**DIRECTIVE:**
Identify every line containing the word "this" and reproduce each one.

**TASK DATA:**
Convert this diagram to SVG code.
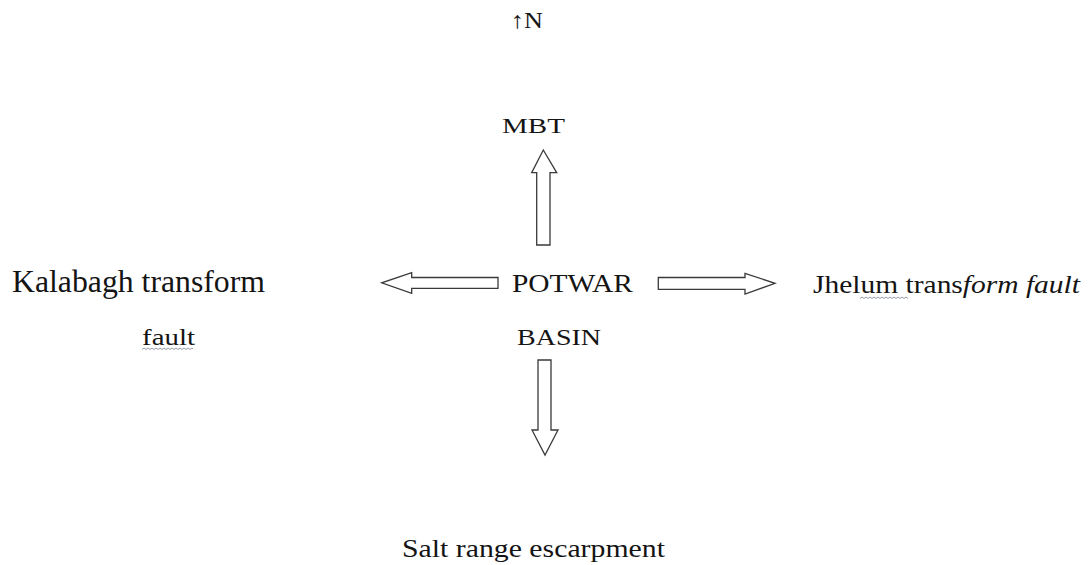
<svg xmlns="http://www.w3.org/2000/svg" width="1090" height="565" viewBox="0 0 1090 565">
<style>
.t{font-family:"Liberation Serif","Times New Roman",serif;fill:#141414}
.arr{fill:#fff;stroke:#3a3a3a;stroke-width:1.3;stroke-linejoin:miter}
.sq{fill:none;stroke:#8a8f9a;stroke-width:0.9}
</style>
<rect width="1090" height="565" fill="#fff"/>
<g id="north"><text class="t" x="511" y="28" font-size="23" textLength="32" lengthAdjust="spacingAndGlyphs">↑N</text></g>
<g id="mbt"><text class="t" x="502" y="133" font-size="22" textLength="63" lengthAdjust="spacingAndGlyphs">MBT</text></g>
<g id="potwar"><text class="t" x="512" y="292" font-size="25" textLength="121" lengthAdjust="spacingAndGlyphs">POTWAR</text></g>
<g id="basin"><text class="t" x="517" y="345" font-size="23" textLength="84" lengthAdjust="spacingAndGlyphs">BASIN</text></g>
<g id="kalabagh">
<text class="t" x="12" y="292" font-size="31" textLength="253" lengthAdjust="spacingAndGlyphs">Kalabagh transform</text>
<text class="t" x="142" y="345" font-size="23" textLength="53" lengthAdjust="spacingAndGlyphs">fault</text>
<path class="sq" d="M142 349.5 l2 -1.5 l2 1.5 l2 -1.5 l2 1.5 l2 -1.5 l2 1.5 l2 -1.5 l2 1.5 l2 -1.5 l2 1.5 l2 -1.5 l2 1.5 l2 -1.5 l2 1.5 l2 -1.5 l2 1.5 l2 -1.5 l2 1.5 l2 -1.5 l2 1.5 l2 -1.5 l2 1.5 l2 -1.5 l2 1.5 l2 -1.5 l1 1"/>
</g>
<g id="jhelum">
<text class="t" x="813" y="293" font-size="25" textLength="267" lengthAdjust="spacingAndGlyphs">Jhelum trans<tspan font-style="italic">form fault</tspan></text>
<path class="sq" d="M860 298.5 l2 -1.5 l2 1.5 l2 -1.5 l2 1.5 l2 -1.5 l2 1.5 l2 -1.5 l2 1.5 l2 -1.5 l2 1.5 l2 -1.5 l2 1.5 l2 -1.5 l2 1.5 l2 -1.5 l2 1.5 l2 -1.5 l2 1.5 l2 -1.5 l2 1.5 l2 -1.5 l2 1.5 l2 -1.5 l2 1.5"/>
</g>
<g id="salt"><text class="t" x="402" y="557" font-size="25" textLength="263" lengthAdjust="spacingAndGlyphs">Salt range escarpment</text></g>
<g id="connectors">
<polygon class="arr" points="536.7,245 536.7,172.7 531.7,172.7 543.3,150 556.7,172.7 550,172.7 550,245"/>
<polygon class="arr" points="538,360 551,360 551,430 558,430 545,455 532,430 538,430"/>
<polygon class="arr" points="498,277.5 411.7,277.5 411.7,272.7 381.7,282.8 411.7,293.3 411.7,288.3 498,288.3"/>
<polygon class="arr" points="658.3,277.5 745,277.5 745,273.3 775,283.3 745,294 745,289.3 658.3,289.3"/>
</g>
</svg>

==

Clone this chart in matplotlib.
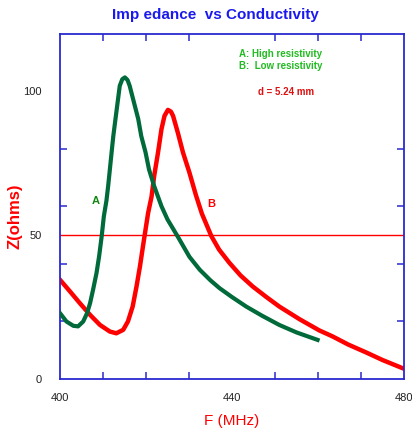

**EXERCISE RESPONSE:**
Convert this diagram to SVG code.
Clone this chart in matplotlib.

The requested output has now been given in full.